Mais attendu que l'arrêt relève que le règlement intérieur prévoyait des conditions particulières pour la vérification des objets transportés et la fouille des personnes qui n'ont pas été respectées par l'employeur ; que la cour d'appel, qui a constaté que la violation des procédures internes également reprochée à la salariée n'était pas justifiée, celle-ci ayant observé les seules prescriptions existant dans le règlement intérieur relatives à la sortie du personnel, a, par ces seuls motifs, légalement justifié sa décision ;
PAR CES MOTIFS :
REJETTE le pourvoi ;
Rappel des faits …
la lettre de licenciement expose que le 9 janvier 2006, à la fin de son poste, Sylvie X... est sortie du magasin par une caisse qui était fermée avec dans son cabas un lecteur DVD portable d'une valeur de 150 euros qu'elle avait pris en rayon et qu'elle n'avait pas payé ; que lorsqu'elle est passée au niveau des portiques situés à l'entrée du sas du magasin, l'alarme s'est déclenchée sans qu'elle ne se soit arrêtée que le service de sécurité l'a interpellée et a examiné le contenu de son cabas ; qu'il lui a été demandé de justifier du paiement de la marchandise, ce qu'elle n'a pu faire, reconnaissant qu'elle ne l'avait pas payée ; que l'employeur ne peut apporter aux libertés individuelles ou collectives des salariés que des restrictions justifiées par la nature de la tâche à accompli et proportionnées au but recherché ; qu'il ne peut ainsi, sauf circonstances exceptionnelles, ouvrir les sacs appartenant aux salariés pour en vérifier le contenu qu'avec leur accord et à la condition de les avoir avertis de leur droit de s'y opposer et d'exiger la présence d'un témoin ; qu'en l'espèce il ne ressort nullement des pièces produites que Sylvie X... a été avertie de le jour de son interpellation de son droit à s'opposer à la fouille de son sac et d'exiger la présence d'un témoin ; qu'en méconnaissant cette obligation, la société Y s'est privée du droit de se prévaloir de la preuve obtenue par la fouille du sac de Sylvie X..., peu importe que le règlement intérieur de la société prévoyait que les salariés disposaient de la possibilité de s'opposer à une telle vérification ; qu'au surplus, le règlement intérieur de la société, s'agissant des vérifications des objets transportés et de la fouille des personnes, indiquait que la vérification devait être faite par le directeur, en présence d'un tiers appartenant à l'entreprise ou d'un représentant du personnel et dans des conditions préservant la dignité et l'intimité des personnes ; qu'il résulte des énonciations de la lettre de licenciement que la vérification de Sylvie X... s'est faite en violation même du règlement intérieur ;
Commentaire de LégiSocial
Encore un jugement de la Cour de cassation qui concerne la fouille des effets personnels du salarié.

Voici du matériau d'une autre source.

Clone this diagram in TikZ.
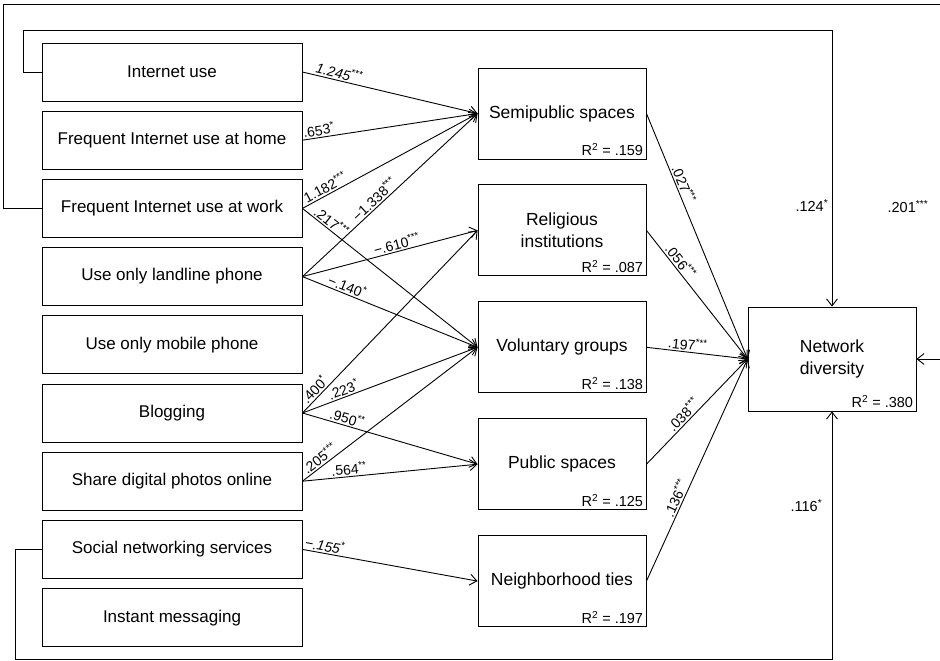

Il convient d’être d’une grande prudence dans le domaine.
Il est important en effet de savoir que :
- La fouille doit obligatoirement s’effectuer avec l’accord du salarié ;
- Le salarié peut s’opposer à cette fouille ;
- Il peut exiger la présence d’un témoin.
Et de surcroît, il convient de vérifier les conditions dans lesquelles cette fouille éventuelle peut s’effectuer selon les conditions établies par le règlement intérieur comme dans cette affaire.
Si tout cela n’est pas respecté, le licenciement prononcé pour faute grave risque d’être requalifié en un licenciement sans cause réelle et sérieuse, comme ce fut le cas dans cette affaire.
Pour terminer, précisons en outre que l’ancienneté de la salariée (10 ans) et l’absence de sanctions antérieures furent prises en compte par les juges de la Cour de cassation.